Material for this exercise -
>> Begin
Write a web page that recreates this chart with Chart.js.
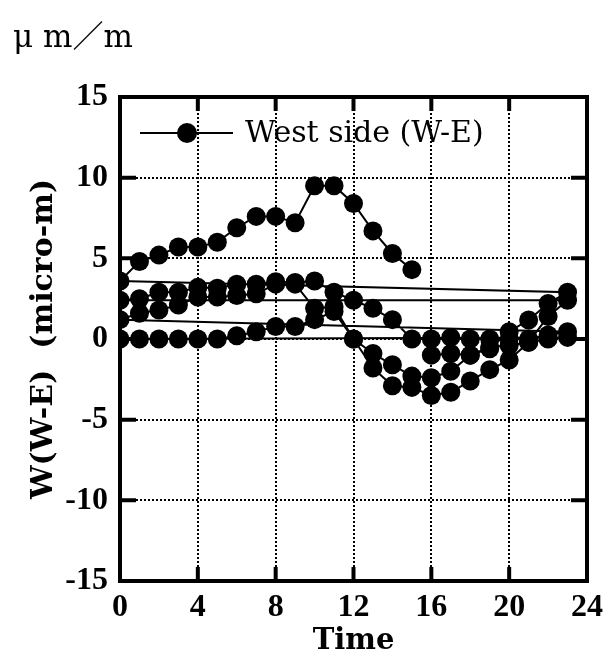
>> End
>> Begin
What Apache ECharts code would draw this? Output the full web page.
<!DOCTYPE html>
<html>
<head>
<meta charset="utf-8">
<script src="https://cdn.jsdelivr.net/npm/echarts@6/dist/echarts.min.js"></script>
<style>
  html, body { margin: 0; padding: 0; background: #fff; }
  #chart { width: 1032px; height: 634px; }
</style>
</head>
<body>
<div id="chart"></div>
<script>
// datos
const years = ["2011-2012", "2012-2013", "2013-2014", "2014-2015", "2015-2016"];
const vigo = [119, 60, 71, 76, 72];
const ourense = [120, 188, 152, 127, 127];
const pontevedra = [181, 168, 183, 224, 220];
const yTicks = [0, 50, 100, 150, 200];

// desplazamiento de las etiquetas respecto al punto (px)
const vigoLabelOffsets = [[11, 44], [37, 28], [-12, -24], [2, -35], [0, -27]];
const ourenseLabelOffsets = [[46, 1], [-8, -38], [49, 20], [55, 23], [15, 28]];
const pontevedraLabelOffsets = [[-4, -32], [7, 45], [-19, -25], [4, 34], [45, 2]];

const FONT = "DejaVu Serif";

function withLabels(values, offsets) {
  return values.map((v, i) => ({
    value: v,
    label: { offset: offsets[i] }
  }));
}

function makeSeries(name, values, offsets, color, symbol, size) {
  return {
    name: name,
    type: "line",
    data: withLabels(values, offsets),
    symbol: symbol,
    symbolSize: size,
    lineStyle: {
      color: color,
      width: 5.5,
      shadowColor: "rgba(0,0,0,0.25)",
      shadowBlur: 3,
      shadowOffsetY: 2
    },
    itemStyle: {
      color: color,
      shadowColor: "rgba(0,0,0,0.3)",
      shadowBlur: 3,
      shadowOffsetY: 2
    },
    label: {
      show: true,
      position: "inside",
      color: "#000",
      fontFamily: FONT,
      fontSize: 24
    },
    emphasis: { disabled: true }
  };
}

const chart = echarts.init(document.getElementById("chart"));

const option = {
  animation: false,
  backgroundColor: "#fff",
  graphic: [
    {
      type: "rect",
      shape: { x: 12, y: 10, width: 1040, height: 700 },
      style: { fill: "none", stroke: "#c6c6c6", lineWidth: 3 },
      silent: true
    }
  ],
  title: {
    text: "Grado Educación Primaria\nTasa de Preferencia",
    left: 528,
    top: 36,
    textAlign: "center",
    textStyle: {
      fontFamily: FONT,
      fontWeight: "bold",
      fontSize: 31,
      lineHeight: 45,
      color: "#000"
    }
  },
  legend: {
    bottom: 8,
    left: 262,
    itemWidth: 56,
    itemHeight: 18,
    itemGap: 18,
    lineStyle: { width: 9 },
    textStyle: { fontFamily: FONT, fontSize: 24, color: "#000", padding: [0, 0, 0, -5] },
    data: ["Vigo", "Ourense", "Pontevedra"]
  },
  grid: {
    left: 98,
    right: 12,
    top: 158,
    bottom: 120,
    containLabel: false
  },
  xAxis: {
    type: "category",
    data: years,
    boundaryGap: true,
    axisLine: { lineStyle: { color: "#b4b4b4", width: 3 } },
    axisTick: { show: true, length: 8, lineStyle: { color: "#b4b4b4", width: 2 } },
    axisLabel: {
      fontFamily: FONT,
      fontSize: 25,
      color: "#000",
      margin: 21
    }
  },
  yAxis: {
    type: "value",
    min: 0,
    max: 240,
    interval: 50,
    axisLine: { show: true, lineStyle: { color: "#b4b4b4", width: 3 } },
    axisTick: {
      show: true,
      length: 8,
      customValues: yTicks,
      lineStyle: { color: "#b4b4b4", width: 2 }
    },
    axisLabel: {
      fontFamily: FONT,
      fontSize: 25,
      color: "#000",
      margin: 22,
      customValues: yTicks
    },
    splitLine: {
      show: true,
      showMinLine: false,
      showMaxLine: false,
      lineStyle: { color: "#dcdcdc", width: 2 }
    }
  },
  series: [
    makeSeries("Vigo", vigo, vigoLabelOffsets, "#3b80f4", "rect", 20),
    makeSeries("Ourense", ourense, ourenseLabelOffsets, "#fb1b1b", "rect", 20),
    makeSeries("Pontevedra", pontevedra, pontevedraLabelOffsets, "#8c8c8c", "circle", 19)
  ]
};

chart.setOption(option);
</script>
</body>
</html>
>> End
>> Begin
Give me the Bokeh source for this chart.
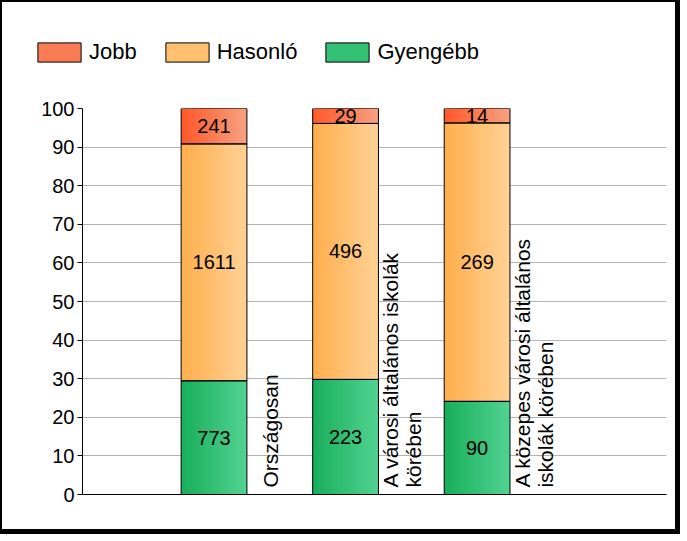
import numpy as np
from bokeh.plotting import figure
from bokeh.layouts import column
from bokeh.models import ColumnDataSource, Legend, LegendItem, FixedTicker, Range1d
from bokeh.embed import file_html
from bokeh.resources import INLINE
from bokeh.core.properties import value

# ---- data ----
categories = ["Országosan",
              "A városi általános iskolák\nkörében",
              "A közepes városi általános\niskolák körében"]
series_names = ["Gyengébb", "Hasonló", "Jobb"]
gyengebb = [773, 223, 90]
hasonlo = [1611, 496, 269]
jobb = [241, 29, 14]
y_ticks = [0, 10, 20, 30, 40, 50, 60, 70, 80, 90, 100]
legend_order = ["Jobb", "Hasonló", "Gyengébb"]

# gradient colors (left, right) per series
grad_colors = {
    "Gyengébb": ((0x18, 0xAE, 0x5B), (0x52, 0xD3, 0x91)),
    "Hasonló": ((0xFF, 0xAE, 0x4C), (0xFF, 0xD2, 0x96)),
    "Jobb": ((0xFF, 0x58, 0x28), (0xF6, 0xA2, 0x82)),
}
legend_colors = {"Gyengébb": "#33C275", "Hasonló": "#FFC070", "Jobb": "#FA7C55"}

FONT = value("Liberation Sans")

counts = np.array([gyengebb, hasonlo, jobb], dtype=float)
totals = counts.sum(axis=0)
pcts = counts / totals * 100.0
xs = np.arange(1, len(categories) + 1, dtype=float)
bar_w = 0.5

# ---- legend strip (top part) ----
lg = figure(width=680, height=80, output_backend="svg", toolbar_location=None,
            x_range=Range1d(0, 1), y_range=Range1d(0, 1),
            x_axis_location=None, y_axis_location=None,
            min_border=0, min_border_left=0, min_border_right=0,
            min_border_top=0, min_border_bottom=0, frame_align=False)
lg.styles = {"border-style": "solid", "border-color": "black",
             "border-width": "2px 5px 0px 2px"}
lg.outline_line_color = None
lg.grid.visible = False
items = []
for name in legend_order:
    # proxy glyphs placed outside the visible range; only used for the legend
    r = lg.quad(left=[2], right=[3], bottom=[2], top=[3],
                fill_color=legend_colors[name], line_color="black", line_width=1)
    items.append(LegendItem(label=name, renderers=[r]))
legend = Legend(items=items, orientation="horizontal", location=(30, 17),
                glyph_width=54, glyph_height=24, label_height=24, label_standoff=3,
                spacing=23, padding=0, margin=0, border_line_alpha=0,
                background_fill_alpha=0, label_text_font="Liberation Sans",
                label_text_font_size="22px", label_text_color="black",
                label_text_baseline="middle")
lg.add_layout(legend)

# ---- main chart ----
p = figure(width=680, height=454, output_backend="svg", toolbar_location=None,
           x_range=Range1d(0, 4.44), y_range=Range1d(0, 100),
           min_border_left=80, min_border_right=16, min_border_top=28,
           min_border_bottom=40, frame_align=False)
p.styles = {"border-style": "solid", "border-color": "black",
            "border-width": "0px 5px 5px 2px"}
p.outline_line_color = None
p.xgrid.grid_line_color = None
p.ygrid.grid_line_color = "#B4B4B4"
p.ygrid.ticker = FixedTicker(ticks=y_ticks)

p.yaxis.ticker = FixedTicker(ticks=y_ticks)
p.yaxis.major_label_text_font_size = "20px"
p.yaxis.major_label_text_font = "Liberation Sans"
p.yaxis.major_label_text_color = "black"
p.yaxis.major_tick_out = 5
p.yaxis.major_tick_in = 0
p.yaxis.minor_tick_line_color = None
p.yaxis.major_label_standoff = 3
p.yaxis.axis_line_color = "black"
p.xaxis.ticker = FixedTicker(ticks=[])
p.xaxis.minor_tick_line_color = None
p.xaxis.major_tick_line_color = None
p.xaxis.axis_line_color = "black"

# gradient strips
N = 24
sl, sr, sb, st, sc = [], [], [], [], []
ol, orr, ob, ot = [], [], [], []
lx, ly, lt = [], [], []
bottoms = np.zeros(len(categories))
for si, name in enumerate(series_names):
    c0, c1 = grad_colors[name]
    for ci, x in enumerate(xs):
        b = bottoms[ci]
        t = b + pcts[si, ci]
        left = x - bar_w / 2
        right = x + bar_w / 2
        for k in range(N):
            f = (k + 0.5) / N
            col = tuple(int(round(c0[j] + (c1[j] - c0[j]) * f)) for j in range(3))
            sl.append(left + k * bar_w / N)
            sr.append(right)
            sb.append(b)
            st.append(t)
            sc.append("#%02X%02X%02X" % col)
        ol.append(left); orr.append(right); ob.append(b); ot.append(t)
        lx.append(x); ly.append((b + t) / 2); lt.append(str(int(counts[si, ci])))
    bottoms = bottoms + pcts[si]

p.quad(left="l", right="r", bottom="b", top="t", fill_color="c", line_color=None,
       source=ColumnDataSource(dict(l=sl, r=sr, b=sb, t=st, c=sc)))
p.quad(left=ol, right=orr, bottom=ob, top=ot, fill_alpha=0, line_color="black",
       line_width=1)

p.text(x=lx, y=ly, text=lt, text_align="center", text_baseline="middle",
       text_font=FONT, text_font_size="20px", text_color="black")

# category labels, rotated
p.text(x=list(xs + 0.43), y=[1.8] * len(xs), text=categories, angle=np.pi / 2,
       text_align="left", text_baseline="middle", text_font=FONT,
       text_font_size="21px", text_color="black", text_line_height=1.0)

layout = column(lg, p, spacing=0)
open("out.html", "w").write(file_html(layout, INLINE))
>> End
Goal -
Leaving out the pictures, extract the stretch from the line holding "Give me the Bokeh source for this chart." through the line holding "from bokeh.core.properties import value", word for word.

Solution for this problem -
Give me the Bokeh source for this chart.
import numpy as np
from bokeh.plotting import figure
from bokeh.layouts import column
from bokeh.models import ColumnDataSource, Legend, LegendItem, FixedTicker, Range1d
from bokeh.embed import file_html
from bokeh.resources import INLINE
from bokeh.core.properties import value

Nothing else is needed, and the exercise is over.